During the hearing the Tribunal expressed its reservations about whether it could be satisfied the applicant genuinely intends to stay in Australia temporarily. The Tribunal noted that the applicant had travelled to Australia on a three month visa and at the end of that visa had applied to study in Australia, that she had been in Australia for 18 months and not undertaken and successfully completed an English-language course in that period, further she has a daughter in Australia and the applicant has made it clear that she likes Australia. In these circumstances the Tribunal queried why the Tribunal should be satisfied that the applicant would leave Australia. The applicant replied that it was not true, and that her parents reside in China and she likes Australia so much that she wants to study in Australia for the purposes of future work. The Tribunal queried how her English studies would assist her in her future work and she replied that study makes her happy, it’s not a matter of what she studies, it’s the fact that study can elevate people and study makes her happy. The Tribunal noted it had some difficulty in seeing how the English-language study would help her in her employment or enhance her career or future employment plans. The applicant stated that it does not matter what is studied or what marks you obtain from studying. She then went on and stated that she has a business in China and the business will expand and requires her to study English. After further questioning the applicant explained that her brother and sister-in-law have a large family firm in China. She stated that her brother has been in Australia for approximately 10 days with a view to setting up a franchise of his business in Shanghai. She stated that she will return to manage the franchise in Shanghai for her brother. The Tribunal asked the applicant why she would return to China and the applicant replied that her parents need her to look after them and her brother needs her for his business and to return to look after the new branch.
The Tribunal asked the applicant how long she would seek to remain in Australia for the purposes of study. The applicant stated that she originally applied to study in Australia for a period of one year and six months and then to go back and then she would open the branch in China, but she has yet to receive a student visa. The Tribunal noted that there was no current enrolment so queried how long she was seeking a student visa for and she replied she would seek a visa for a period of eight months because she cannot stay long in Australia and was seeking another eight months of study in Australia.
After considering the matters above and Direction No.53, on balance, the Tribunal is not satisfied that the applicant intends genuinely to stay in Australia temporarily.
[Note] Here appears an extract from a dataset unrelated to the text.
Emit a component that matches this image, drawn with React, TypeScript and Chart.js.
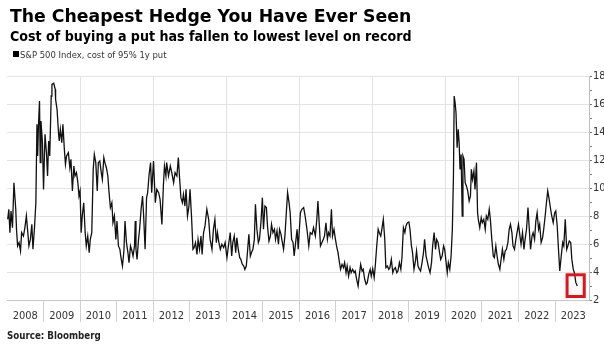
import React, { useEffect, useRef } from "react";
import { Chart, registerables } from "chart.js";

Chart.register(...registerables);

// ---- Data (decimal years, cost of 95% 1y put in % of spot) ----
const dates2008to2011 = [2008.02,2008.05,2008.08,2008.11,2008.15,2008.19,2008.24,2008.26,2008.29,2008.33,2008.37,2008.40,2008.45,2008.49,2008.53,2008.57,2008.60,2008.64,2008.68,2008.71,2008.75,2008.79,2008.82,2008.84,2008.86,2008.89,2008.91,2008.93,2008.97,2009.00,2009.04,2009.08,2009.11,2009.14,2009.17,2009.21,2009.23,2009.28,2009.32,2009.33,2009.37,2009.41,2009.43,2009.46,2009.50,2009.53,2009.57,2009.60,2009.63,2009.68,2009.72,2009.75,2009.79,2009.83,2009.86,2009.90,2009.94,2009.97,2010.00,2010.03,2010.06,2010.10,2010.14,2010.17,2010.21,2010.25,2010.28,2010.32,2010.36,2010.39,2010.43,2010.47,2010.50,2010.54,2010.58,2010.61,2010.65,2010.68,2010.72,2010.76,2010.79,2010.83,2010.87,2010.90,2010.94,2010.98,2011.01,2011.05,2011.09,2011.12,2011.16,2011.20,2011.23,2011.27,2011.31,2011.34,2011.38,2011.42,2011.45,2011.49,2011.51,2011.53,2011.56,2011.60,2011.63,2011.67,2011.71,2011.74,2011.78,2011.82,2011.85,2011.89,2011.93,2011.96];
const values2008to2011 = [7.76,8.48,6.81,8.36,7.17,10.38,8.48,7.05,5.86,6.10,5.50,6.81,6.57,7.17,8.00,6.81,5.86,6.33,7.40,5.62,7.05,8.95,14.55,12.29,14.43,16.21,11.81,14.79,13.24,9.90,13.83,12.52,10.86,13.36,12.29,16.57,17.40,17.48,17.05,16.33,15.62,13.95,13.36,14.19,13.24,14.55,12.76,11.69,12.29,12.52,11.45,12.05,9.79,11.57,10.86,11.10,10.38,9.43,9.79,6.81,8.00,8.95,6.81,5.86,6.57,5.38,6.33,6.81,11.33,12.40,11.81,9.79,11.81,11.93,11.10,10.62,12.17,11.81,11.45,10.86,9.79,8.60,8.95,7.52,8.00,6.33,7.64,5.86,5.62,5.02,4.43,5.50,7.64,6.10,5.38,4.67,5.86,5.50,5.14,5.86,7.64,5.62,4.90,6.33,7.05,8.48,9.43,8.00,5.62,9.31,9.67,10.98,11.81,9.67];

const dates2012to2015 = [2012.01,2012.06,2012.10,2012.15,2012.19,2012.24,2012.28,2012.31,2012.35,2012.37,2012.42,2012.47,2012.51,2012.56,2012.60,2012.65,2012.69,2012.72,2012.76,2012.80,2012.83,2012.87,2012.90,2012.94,2012.98,2013.01,2013.05,2013.09,2013.12,2013.16,2013.20,2013.23,2013.27,2013.31,2013.34,2013.38,2013.42,2013.47,2013.52,2013.56,2013.61,2013.65,2013.69,2013.73,2013.76,2013.80,2013.84,2013.88,2013.93,2013.97,2014.02,2014.06,2014.11,2014.15,2014.18,2014.22,2014.26,2014.29,2014.33,2014.37,2014.40,2014.44,2014.48,2014.51,2014.55,2014.58,2014.62,2014.66,2014.69,2014.73,2014.77,2014.80,2014.84,2014.88,2014.91,2014.95,2014.99,2015.02,2015.06,2015.10,2015.13,2015.17,2015.21,2015.24,2015.28,2015.32,2015.35,2015.39,2015.43,2015.46,2015.50,2015.53,2015.57,2015.61,2015.64,2015.68,2015.72,2015.75,2015.79,2015.83,2015.86,2015.90,2015.94,2015.97];
const values2012to2015 = [11.93,8.95,9.90,9.67,9.19,7.40,10.14,11.57,10.86,11.81,10.86,11.57,11.10,10.38,11.10,10.86,12.17,10.86,9.31,8.95,9.55,8.71,9.90,8.00,8.71,9.90,8.00,5.62,5.74,6.10,5.26,6.33,5.62,6.57,5.26,6.81,7.29,8.48,7.76,6.33,5.62,7.05,7.76,6.10,6.81,6.10,5.62,5.98,5.74,6.10,5.02,5.86,6.81,5.14,6.10,6.57,5.38,6.45,5.62,5.02,4.90,4.55,4.43,4.19,4.43,5.38,6.69,5.14,5.38,5.62,6.33,8.83,7.05,6.10,6.33,7.52,9.31,7.05,8.71,8.60,7.29,6.21,6.57,7.40,6.81,7.05,6.33,6.93,5.98,7.05,6.69,6.21,5.62,6.69,8.00,9.67,8.95,8.24,6.33,6.10,5.14,6.10,7.05,5.62];

const dates2016to2019 = [2016.03,2016.07,2016.12,2016.16,2016.21,2016.26,2016.30,2016.35,2016.39,2016.44,2016.48,2016.51,2016.55,2016.58,2016.62,2016.66,2016.69,2016.73,2016.77,2016.80,2016.84,2016.88,2016.91,2016.95,2016.99,2017.02,2017.06,2017.10,2017.13,2017.17,2017.21,2017.24,2017.28,2017.31,2017.35,2017.39,2017.42,2017.46,2017.50,2017.53,2017.57,2017.61,2017.64,2017.68,2017.72,2017.75,2017.79,2017.83,2017.86,2017.90,2017.94,2017.97,2018.01,2018.05,2018.08,2018.12,2018.16,2018.19,2018.23,2018.26,2018.30,2018.34,2018.37,2018.41,2018.45,2018.48,2018.52,2018.56,2018.59,2018.63,2018.67,2018.70,2018.74,2018.78,2018.81,2018.85,2018.89,2018.92,2018.96,2019.00,2019.03,2019.07,2019.10,2019.14,2019.18,2019.21,2019.25,2019.29,2019.32,2019.36,2019.40,2019.43,2019.47,2019.51,2019.54,2019.58,2019.62,2019.65,2019.69,2019.73,2019.76,2019.80,2019.84,2019.87,2019.91,2019.95,2019.98];
const values2016to2019 = [8.24,8.48,8.60,8.00,7.05,5.86,6.81,6.69,7.17,6.57,7.76,9.07,7.29,5.86,6.10,6.33,6.57,7.52,6.33,6.81,6.57,8.48,6.57,7.05,6.33,5.86,5.38,4.67,4.19,4.55,4.31,4.67,3.95,4.43,3.71,4.31,3.95,4.19,3.95,4.07,3.48,3.00,3.71,4.55,4.07,4.19,3.48,3.12,3.24,3.83,4.19,3.71,4.24,3.60,4.43,5.86,7.05,6.81,6.57,7.05,7.76,6.33,4.31,4.43,4.19,4.31,4.90,3.95,4.19,4.31,3.95,4.07,4.67,4.19,5.02,7.17,6.81,7.29,7.52,7.57,7.05,5.86,5.38,4.19,4.79,5.50,4.43,4.19,4.07,4.67,5.38,6.33,5.14,4.67,4.31,3.95,4.67,5.86,6.81,5.62,6.33,6.10,5.38,4.90,5.14,5.86,5.62];

const dates2020to2023 = [2020.01,2020.05,2020.08,2020.12,2020.155,2020.19,2020.22,2020.24,2020.265,2020.29,2020.32,2020.35,2020.375,2020.40,2020.43,2020.46,2020.48,2020.51,2020.54,2020.575,2020.61,2020.65,2020.685,2020.71,2020.74,2020.78,2020.81,2020.85,2020.88,2020.90,2020.94,2020.98,2021.01,2021.05,2021.09,2021.12,2021.16,2021.20,2021.23,2021.27,2021.31,2021.34,2021.38,2021.42,2021.45,2021.49,2021.53,2021.56,2021.60,2021.635,2021.67,2021.71,2021.745,2021.78,2021.82,2021.85,2021.89,2021.93,2021.96,2022.00,2022.04,2022.07,2022.11,2022.15,2022.18,2022.22,2022.26,2022.29,2022.33,2022.37,2022.40,2022.44,2022.475,2022.51,2022.55,2022.58,2022.62,2022.66,2022.69,2022.73,2022.77,2022.80,2022.84,2022.88,2022.91,2022.95,2022.99,2023.02,2023.06,2023.10,2023.13,2023.17,2023.21,2023.24,2023.28,2023.32,2023.35,2023.39,2023.43,2023.46,2023.50,2023.53,2023.57,2023.61];
const values2020to2023 = [4.90,3.95,4.67,4.19,5.14,7.05,10.86,16.57,16.10,15.38,12.88,14.19,13.24,11.33,12.40,8.00,12.29,12.05,10.38,10.14,9.79,9.07,9.43,11.33,10.62,11.21,9.90,11.81,8.24,7.76,7.17,7.88,7.52,7.76,7.05,8.00,7.76,8.48,7.76,6.33,5.14,5.02,5.86,5.02,4.55,4.19,5.02,5.62,4.90,5.50,5.62,6.10,7.05,7.40,6.81,5.86,5.62,6.33,6.81,7.40,6.57,5.98,6.81,5.62,6.33,7.05,8.60,7.29,5.62,6.57,6.81,6.33,7.64,8.24,7.05,7.40,6.10,6.45,7.05,8.00,9.07,9.79,9.19,8.48,8.00,7.52,8.24,8.36,7.29,5.38,4.07,5.14,6.10,5.86,7.76,5.62,5.86,6.21,6.10,4.90,4.19,3.95,3.24,3.00];

const yearLabels = ["2008","2009","2010","2011","2012","2013","2014","2015","2016","2017","2018","2019","2020","2021","2022","2023"];
const yTickValues = [2,3,4,5,6,7,8,9,10,11,12,13,14,15,16,17,18];
const xRange = [2008, 2023.93];
const highlightX = [2023.33, 2023.80];
const highlightY = [2.25, 3.8];

const FONT = '"DejaVu Sans Condensed", "DejaVu Sans", sans-serif';
const FONT_WIDE = '"DejaVu Sans", sans-serif';

const allDates = [...dates2008to2011, ...dates2012to2015, ...dates2016to2019, ...dates2020to2023];
const allValues = [...values2008to2011, ...values2012to2015, ...values2016to2019, ...values2020to2023];

const highlightPlugin = {
  id: "highlightBox",
  afterDatasetsDraw(chart: any) {
    const { ctx, scales } = chart;
    const x = scales.x, y = scales.y;
    const l = x.getPixelForValue(highlightX[0]);
    const r = x.getPixelForValue(highlightX[1]);
    const t = y.getPixelForValue(highlightY[1]);
    const b = y.getPixelForValue(highlightY[0]);
    ctx.save();
    ctx.strokeStyle = "#e3131b";
    ctx.lineWidth = 3;
    ctx.strokeRect(l, t, r - l, b - t);
    ctx.restore();
  },
};

export default function App() {
  const ref = useRef<HTMLCanvasElement | null>(null);
  useEffect(() => {
    if (!ref.current) return;
    const points = allDates.map((d, i) => ({ x: d, y: allValues[i] }));
    const xTickValues: number[] = [];
    yearLabels.forEach((lab) => {
      xTickValues.push(Number(lab));
      xTickValues.push(Number(lab) + 0.5);
    });
    const chart = new Chart(ref.current, {
      type: "line",
      data: {
        datasets: [
          {
            data: points,
            borderColor: "#111",
            borderWidth: 1.3,
            pointRadius: 0,
            tension: 0,
          },
        ],
      },
      options: {
        animation: false,
        responsive: false,
        layout: { padding: { left: 7, top: 76, right: 0, bottom: 0 } },
        plugins: { legend: { display: false }, tooltip: { enabled: false } },
        scales: {
          x: {
            type: "linear",
            min: xRange[0],
            max: xRange[1],
            afterBuildTicks: (scale: any) => {
              scale.ticks = xTickValues.map((v) => ({ value: v }));
            },
            afterFit: (scale: any) => {
              scale.height = 45;
            },
            grid: {
              drawTicks: true,
              tickLength: 22,
              color: (c: any) => {
                const v = c.tick ? c.tick.value : 0;
                return Number.isInteger(v) && v % 2 === 0 && v > 2008 ? "#e2e2e2" : "rgba(0,0,0,0)";
              },
              tickColor: (c: any) => {
                const v = c.tick ? c.tick.value : 0;
                return Number.isInteger(v) && v > 2008 ? "#d0d0d0" : "rgba(0,0,0,0)";
              },
            },
            border: { display: true, color: "#c8c8c8", width: 1 },
            ticks: {
              autoSkip: false,
              maxRotation: 0,
              minRotation: 0,
              padding: -12,
              color: "#333",
              font: { family: FONT, size: 11 },
              callback: (v: any) => {
                const n = Number(v);
                return Number.isInteger(n) ? "" : yearLabels[Math.floor(n) - 2008];
              },
            },
          },
          y: {
            position: "right",
            min: 2,
            max: 18,
            afterBuildTicks: (scale: any) => {
              scale.ticks = yTickValues.map((v) => ({ value: v }));
            },
            afterFit: (scale: any) => {
              scale.width = 15;
            },
            grid: {
              drawTicks: true,
              tickLength: 3,
              color: (c: any) => {
                const v = c.tick ? c.tick.value : 0;
                return v % 2 === 0 && v > 2 ? "#e4e4e4" : "rgba(0,0,0,0)";
              },
              tickColor: "#777",
            },
            border: { display: true, color: "#bdbdbd", width: 1 },
            ticks: {
              autoSkip: false,
              padding: 1,
              color: "#333",
              font: { family: FONT, size: 11 },
              callback: (v: any) => (Number(v) % 2 === 0 ? String(v) : ""),
            },
          },
        },
      },
      plugins: [highlightPlugin],
    });
    return () => chart.destroy();
  }, []);

  return (
    <div style={{ position: "absolute", left: 0, top: 0, width: 604, height: 345, overflow: "hidden", background: "#fff" }}>
      <canvas ref={ref} width={604} height={345} style={{ position: "absolute", left: 0, top: 0 }} />
      <div style={{ position: "absolute", left: 10, top: 8, fontFamily: FONT_WIDE, fontWeight: 700, fontSize: 17.3, lineHeight: 1, color: "#000", whiteSpace: "nowrap" }}>
        The Cheapest Hedge You Have Ever Seen
      </div>
      <div style={{ position: "absolute", left: 10, top: 29, fontFamily: FONT, fontWeight: 700, fontSize: 14.1, lineHeight: 1, color: "#000", whiteSpace: "nowrap" }}>
        Cost of buying a put has fallen to lowest level on record
      </div>
      <div style={{ position: "absolute", left: 13, top: 51, width: 6, height: 6, background: "#000" }} />
      <div style={{ position: "absolute", left: 20, top: 50, fontFamily: FONT, fontSize: 9.4, lineHeight: 1, color: "#333", whiteSpace: "nowrap" }}>
        S&amp;P 500 Index, cost of 95% 1y put
      </div>
      <div style={{ position: "absolute", left: 7, top: 331, fontFamily: FONT, fontWeight: 700, fontSize: 9.7, lineHeight: 1, color: "#222", whiteSpace: "nowrap" }}>
        Source: Bloomberg
      </div>
    </div>
  );
}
The applicant arrived in Australia in January 2015 as a visitor on an electronic travel authority visa granted for a period of three months until 9 April 2015. On 24 March 2015 the applicant lodged a student visa application seeking to remain in Australia for the purposes of studying two English-language courses. As at the date of hearing in July 2016 the applicant indicated that she is now seeking to remain in Australia for a further 8 months, taking her stay in Australia to more than two years, since arriving on a three month temporary visa. Since arriving in Australia in January 2015 the applicant has not left Australia. The Tribunal considers that her conduct in arriving on a short term three month visitor visa, and then seeking a student visa to study two English language courses for 18 months and her subsequent request for another further 8 months from July 2016 to study indicates that the applicant does not intend to stay in Australia temporarily.
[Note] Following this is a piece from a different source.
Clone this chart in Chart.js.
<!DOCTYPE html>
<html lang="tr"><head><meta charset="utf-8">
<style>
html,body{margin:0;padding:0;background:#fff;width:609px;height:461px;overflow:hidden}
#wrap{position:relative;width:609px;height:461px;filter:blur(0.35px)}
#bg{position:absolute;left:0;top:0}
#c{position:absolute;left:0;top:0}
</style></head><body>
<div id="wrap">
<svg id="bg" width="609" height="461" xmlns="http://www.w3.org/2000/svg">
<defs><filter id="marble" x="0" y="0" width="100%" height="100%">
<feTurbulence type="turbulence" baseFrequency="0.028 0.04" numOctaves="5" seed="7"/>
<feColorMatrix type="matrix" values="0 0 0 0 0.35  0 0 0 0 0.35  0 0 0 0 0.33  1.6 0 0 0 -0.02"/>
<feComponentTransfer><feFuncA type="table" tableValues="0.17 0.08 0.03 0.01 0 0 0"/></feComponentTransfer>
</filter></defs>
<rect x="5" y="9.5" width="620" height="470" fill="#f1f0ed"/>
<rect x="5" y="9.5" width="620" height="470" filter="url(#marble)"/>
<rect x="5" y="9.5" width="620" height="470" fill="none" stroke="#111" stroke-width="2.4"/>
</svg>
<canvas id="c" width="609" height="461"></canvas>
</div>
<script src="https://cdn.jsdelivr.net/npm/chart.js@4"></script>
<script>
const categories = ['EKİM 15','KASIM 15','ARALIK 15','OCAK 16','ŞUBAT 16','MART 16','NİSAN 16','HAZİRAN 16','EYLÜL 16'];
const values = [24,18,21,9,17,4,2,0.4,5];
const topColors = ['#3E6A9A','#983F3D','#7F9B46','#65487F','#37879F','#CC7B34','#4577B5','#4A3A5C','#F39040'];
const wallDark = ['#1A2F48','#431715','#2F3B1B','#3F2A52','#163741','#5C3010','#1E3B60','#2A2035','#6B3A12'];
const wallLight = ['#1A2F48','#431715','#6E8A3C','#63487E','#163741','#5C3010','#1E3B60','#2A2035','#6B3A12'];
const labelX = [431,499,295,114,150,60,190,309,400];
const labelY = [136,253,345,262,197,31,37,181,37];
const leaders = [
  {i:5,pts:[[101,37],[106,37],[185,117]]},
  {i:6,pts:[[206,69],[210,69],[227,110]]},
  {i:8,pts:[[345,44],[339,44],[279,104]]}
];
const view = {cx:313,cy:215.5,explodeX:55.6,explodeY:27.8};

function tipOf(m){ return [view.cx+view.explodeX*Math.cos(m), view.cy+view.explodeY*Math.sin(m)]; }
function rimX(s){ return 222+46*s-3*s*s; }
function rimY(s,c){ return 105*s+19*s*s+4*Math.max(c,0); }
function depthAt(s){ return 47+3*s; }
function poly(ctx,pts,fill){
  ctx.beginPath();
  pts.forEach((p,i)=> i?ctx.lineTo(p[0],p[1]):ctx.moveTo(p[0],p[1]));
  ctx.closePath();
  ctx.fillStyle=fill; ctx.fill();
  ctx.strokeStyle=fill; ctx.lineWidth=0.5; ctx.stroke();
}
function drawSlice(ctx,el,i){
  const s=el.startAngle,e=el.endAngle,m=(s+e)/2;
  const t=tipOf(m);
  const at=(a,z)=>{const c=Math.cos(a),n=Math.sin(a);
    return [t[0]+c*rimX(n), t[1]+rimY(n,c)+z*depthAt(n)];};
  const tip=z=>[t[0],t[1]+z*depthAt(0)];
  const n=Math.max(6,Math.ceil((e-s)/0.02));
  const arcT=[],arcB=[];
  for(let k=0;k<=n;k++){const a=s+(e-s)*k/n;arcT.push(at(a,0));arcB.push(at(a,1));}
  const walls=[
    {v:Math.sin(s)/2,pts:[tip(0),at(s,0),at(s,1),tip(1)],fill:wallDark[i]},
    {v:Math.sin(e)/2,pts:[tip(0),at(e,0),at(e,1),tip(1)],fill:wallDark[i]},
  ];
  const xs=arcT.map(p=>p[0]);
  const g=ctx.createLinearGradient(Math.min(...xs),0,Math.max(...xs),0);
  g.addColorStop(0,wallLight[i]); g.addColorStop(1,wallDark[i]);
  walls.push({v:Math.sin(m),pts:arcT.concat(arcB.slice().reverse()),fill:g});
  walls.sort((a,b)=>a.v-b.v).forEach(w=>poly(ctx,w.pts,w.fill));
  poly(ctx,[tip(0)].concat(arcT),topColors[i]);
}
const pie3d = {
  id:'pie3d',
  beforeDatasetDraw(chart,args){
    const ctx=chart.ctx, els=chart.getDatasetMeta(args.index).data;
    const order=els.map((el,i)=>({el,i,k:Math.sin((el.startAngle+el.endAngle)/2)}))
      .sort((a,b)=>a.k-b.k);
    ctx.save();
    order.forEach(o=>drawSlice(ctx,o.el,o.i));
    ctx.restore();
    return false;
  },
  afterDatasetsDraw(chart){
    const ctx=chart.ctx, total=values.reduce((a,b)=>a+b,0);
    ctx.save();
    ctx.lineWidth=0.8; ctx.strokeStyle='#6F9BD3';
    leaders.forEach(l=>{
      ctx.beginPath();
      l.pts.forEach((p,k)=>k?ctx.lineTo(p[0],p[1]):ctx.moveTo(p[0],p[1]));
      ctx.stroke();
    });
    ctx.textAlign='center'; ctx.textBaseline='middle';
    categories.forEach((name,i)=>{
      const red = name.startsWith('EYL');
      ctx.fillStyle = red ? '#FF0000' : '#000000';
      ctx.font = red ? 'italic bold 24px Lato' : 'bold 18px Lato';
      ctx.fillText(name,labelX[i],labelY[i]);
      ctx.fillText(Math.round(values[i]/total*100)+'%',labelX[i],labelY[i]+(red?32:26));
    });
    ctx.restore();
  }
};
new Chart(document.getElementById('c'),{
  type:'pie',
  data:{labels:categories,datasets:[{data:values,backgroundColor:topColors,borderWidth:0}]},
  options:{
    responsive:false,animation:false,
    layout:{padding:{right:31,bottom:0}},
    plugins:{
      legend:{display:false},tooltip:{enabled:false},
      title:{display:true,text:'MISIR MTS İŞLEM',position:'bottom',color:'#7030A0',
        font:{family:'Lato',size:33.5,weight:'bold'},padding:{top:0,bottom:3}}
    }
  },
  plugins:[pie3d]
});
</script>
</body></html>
The applicant has family ties to Hong Kong, as this is where her husband lives. The applicant and her husband have not been together in the same country since the applicant arrived in Australia in January 2015. The applicant also has family ties to China as her parents and brother live in China. When the Tribunal discussed with the applicant about leaving Australia and how the studies would be of benefit to her career, she referred to working in Shanghai in her brother’s business. When the Tribunal asked the applicant why she would return to China the applicant replied that her parents need her to look after them and her brother needs her for his business and to return to look after the new branch. After speaking with the applicant, the Tribunal was not persuaded that she had a strong incentive to return to Hong Kong to be with her husband, given her evidence about seeking to remain in Australia for another eight months (taking her stay in Australia to two years) and noting her evidence late in the hearing that she planned to travel to Shanghai to work for her brother and that her parents needed her in China.
The applicant also has family ties to Australia as her daughter is currently in Australia on a student visa. The applicant states that her daughter has returned to China and then back to Australia on three occasions since January 2015, and she saw her daughter in December 2015.
On the evidence available, the Tribunal did not consider that the applicant’s family ties to Hong Kong were an incentive to leave Australia and to return to Hong Kong. The Tribunal accepts that the applicant’s family ties in China were an incentive to leave Australia, however the applicant’s daughter has been living in Australia since 2014, and the applicant arrived in 2015 and has not departed Australia since. The applicant’s continuing presence in Australia and request to remain in Australia indicates that the applicant has strong incentive to remain in Australia with her daughter.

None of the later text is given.